CEO Evaluation Process. The Board's evaluation of the CEO is a formal annual process. The CEO is evaluated against the goals set each year, including both objective measures (such as earnings per share) and subjective criteria reflective of the Company's core values. As part of the overall evaluation process, the Board meets informally with the CEO to give and seek feedback on a regular basis.
Board Practices Promote Effective Oversight
Board Size. Designed to maximize board effectiveness, Colgate's By-Laws fix the number of directors between seven and 12. Continuing the Board's practice of being comprised of less than ten directors, nine directors have been nominated for election at the Annual Meeting.
Directorship Limits. To devote sufficient time to properly discharge their duties, no director presently serves on more than three other corporate boards.
Meeting Attendance. All of the directors attended 100% of the meetings of the Board and the committees on which they served in 2003.
Continuous Improvement through Evaluation
Board Evaluation Process. In 1997, the Board implemented a formal Board evaluation procedure. The Board first evaluates the overall Board performance against certain criteria that the Board has determined are important to its success. These include financial oversight, succession planning, compensation, corporate governance, strategic planning and Board structure and role. The Board then reviews the results of the evaluation and identifies steps to enhance its performance.
Board Committee Evaluations. During the past year, the Board's committees also conducted self-evaluations, examining their overall performance against their committee charters. The results of these evaluations were reviewed with the Board, and further enhancements were agreed for each committee.
Shareholder Rights Plan - Periodic Evaluation Policy. In 2002, the Board designated a Board committee, made up of independent directors, to evaluate the Company's Shareholder Rights Plan every three years to determine whether it continues to be in the interests of the Company and its stockholders.
External Recognition for Colgate's Governance Practices
High Governance Ratings. In February 2004, Colgate was one of 22 companies to earn the highest rating of 10 from GovernanceMetrics International, an independent governance ratings agency, in its survey of the governance practices of more than 2,100 companies worldwide. Colgate was one of only four companies to achieve this score in the two most recent ratings cycles. Colgate is also among the top rated companies by Institutional Shareholder Services ("ISS"), a provider of proxy voting and corporate governance services. ISS evaluates the quality of corporate boards and governance practices of more than 7,500 companies worldwide.

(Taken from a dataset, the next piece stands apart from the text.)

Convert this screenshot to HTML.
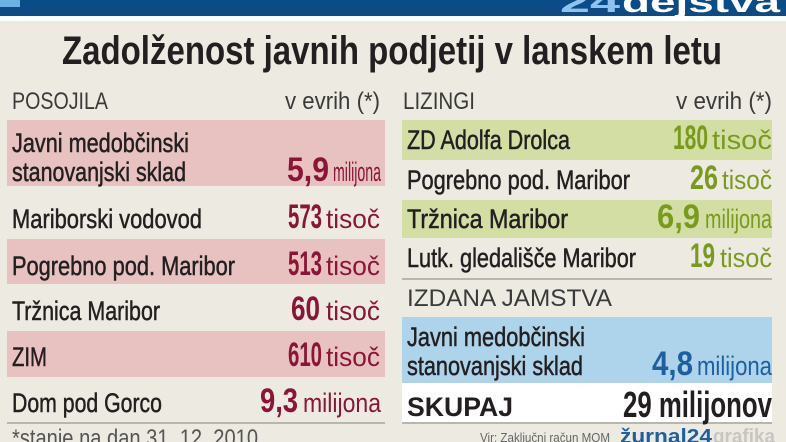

Wharton/Spencer Stuart Award. In 2001, Colgate's Board of Directors was selected by the Wharton School of the University of Pennsylvania and Spencer Stuart to receive their fifth annual "Board Excellence" Award for demonstrated leadership in the area of corporate governance.
Business Week Top 10 Boards. On three occasions, most recently in October 2002, the Board has been ranked among the top 10 boards in the U.S. by Business Week. In each case, Colgate was chosen from a group of more than 200 public companies based on Business Week's surveys of institutional investors and leading corporate governance experts.
- Corporate Board Member "Champion Board". In September 2002, the Board was named one of five "Champion Boards" by Corporate Board Member. Colgate was chosen by a group of securities analysts, competitors and academics who cited the open interaction among directors and between the Board and management.